Rest and Relaxation: Finally, a reward for the above efforts. All in attendance will get to sit down on crappy old couches in their underwear and watch TV. Shows like Dancing With B Listers, American Wannabes, and Dumbass Reality series with riveting scripts like “If ah cain’t get this here still a’workin raht, ah may hafta get anutha year outta them thar tars on mah pickup.”
While we can’t speak for our readers and others in town, we give our solemn promise not to charge those attending this party with cultural appropriation of adult realities.

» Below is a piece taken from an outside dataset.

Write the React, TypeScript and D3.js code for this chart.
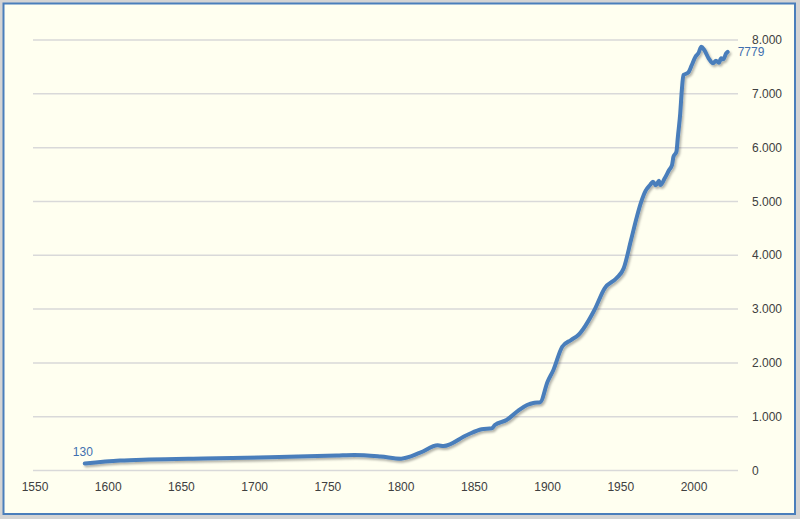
import React from "react";
import * as d3 from "d3";

const years = [1584, 1608, 1628, 1665, 1710, 1756, 1768, 1786, 1800, 1813, 1825, 1829, 1845, 1855, 1862, 1864, 1872, 1880, 1886, 1891, 1895, 1900, 1904, 1910, 1916, 1921, 1932, 1939, 1947, 1952, 1957, 1961, 1964, 1967, 1970, 1972, 1974, 1976, 1977, 1980, 1983, 1985, 1986, 1988, 1989, 1990.6, 1991.7, 1992.8, 1996, 1998.5, 2001, 2003, 2005, 2007, 2010, 2013, 2015, 2017, 2018.5, 2020, 2022, 2023];
const values = [130, 185, 205, 225, 245, 280, 290, 260, 220, 330, 468, 455, 660, 765, 784, 845, 938, 1111, 1217, 1260, 1270, 1650, 1868, 2300, 2425, 2518, 2983, 3386, 3572, 3757, 4283, 4716, 4995, 5200, 5305, 5367, 5300, 5385, 5305, 5430, 5584, 5677, 5832, 5925, 6203, 6638, 7071, 7350, 7393, 7536, 7690, 7753, 7876, 7815, 7660, 7567, 7616, 7578, 7660, 7641, 7753, 7779];
const yTicks = [0, 1000, 2000, 3000, 4000, 5000, 6000, 7000, 8000];
const xTicks = [1550, 1600, 1650, 1700, 1750, 1800, 1850, 1900, 1950, 2000];
const firstLabel = "130";
const lastLabel = "7779";

const W = 800;
const H = 519;
const lineColor = "#4a7ebb";

export default function App() {
  const x = d3.scaleLinear().domain([1550, 2000]).range([35, 694]);
  const y = d3.scaleLinear().domain([0, 8000]).range([470.5, 40]);
  const data = years.map((yr, i) => ({ yr, v: values[i] }));
  const line = d3
    .line<{ yr: number; v: number }>()
    .x((d) => x(d.yr))
    .y((d) => y(d.v))
    .curve(d3.curveMonotoneX);
  const gridX0 = 33;
  const gridX1 = 738;
  const font = "'Liberation Sans', Arial, sans-serif";
  const last = data[data.length - 1];
  const first = data[0];
  return (
    <div style={{ position: "fixed", left: 0, top: 0 }}>
      <svg width={W} height={H} style={{ display: "block" }}>
        <defs>
          <filter id="sh" x="-10%" y="-10%" width="120%" height="130%">
            <feDropShadow dx="1.5" dy="2" stdDeviation="1.2" floodColor="#000" floodOpacity="0.3" />
          </filter>
        </defs>
        <rect x={0} y={0} width={W} height={H} fill="#d4d4d4" />
        <rect x={3.5} y={3.5} width={791.5} height={510.5} fill="#fffff0" stroke="#4a7ebb" strokeWidth={2} />
        {yTicks.map((t) => (
          <g key={t}>
            <line x1={gridX0} x2={gridX1} y1={y(t)} y2={y(t)} stroke="#d9d9d9" strokeWidth={1.5} />
            <text x={752} y={y(t)} dy="0.35em" fontFamily={font} fontSize={12} fill="#404040">
              {d3.format(",")(t).replace(/,/g, ".")}
            </text>
          </g>
        ))}
        {xTicks.map((t) => (
          <text key={t} x={x(t)} y={491} textAnchor="middle" fontFamily={font} fontSize={12} fill="#404040">
            {t}
          </text>
        ))}
        <path d={line(data) || ""} fill="none" stroke={lineColor} strokeWidth={4} strokeLinejoin="round" strokeLinecap="round" filter="url(#sh)" />
        <text x={x(first.yr) - 12} y={y(first.v) - 8} fontFamily={font} fontSize={12} fill="#3f6faf">
          {firstLabel}
        </text>
        <text x={x(last.yr) + 10} y={y(last.v)} dy="0.35em" fontFamily={font} fontSize={12} fill="#3f6faf">
          {lastLabel}
        </text>
      </svg>
    </div>
  );
}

In light of all the foregoing, we’re a little worried that Brunswick could one day be known as the setting for the Bowdoin Cultural Insensitivity Witch Hunt, in which the accused were dipped in the hot oil of campus socio-political orthodoxy to see if they could survive the deep-frying.
Frightening as this may sound, we remind you that Salem, Massachusetts has reaped the tourist rewards of similar silliness for hundreds of years, so there may be a silver lining to this kerfuffle. We can even envision NNEPRA’s promotion of Downeaster packages to Brunswick, home of the “famous” Bowdoin Party Costume Trials. Can’t you imagine vendors on the Town Mall selling Sombreros, Tam O’Shanters, Leprechaun (Irish fairy) toppers, Indian Headresses, and outsized Gangsta’ baseball caps and gold chains?
Color us outrageous for stereotyping Bubblehead culture if you must, but when you shoot yourself in the foot over and over, you’ve got to expect people to start selling bullet-proof shoes.
Before we say Goodnight, Mrs. Callabash, we should let you know there is an occasional voice of reason inside the Bubble, who we note, pays a price for his contrariness. Read here: http://bowdoinorient.com/article/11019. We warn you; what you read will be encouraging on the one hand, while confirming of the worst of our impressions on the other hand. Such is the reality of our day, especially inside the Bubble.
We’ll leave you with these additional images mined from the reports cited above:
Note the fake moustaches, sombreros, Bowdoin Reunion tee-shirts, etc. And make this final observation as well.
The Bowdoin Bubble is like a snow globe: give it a little shake, and you’ll get endless amusement watching the flakes inside move every which way as they seek a collective equilibrium at the bottom of the globe.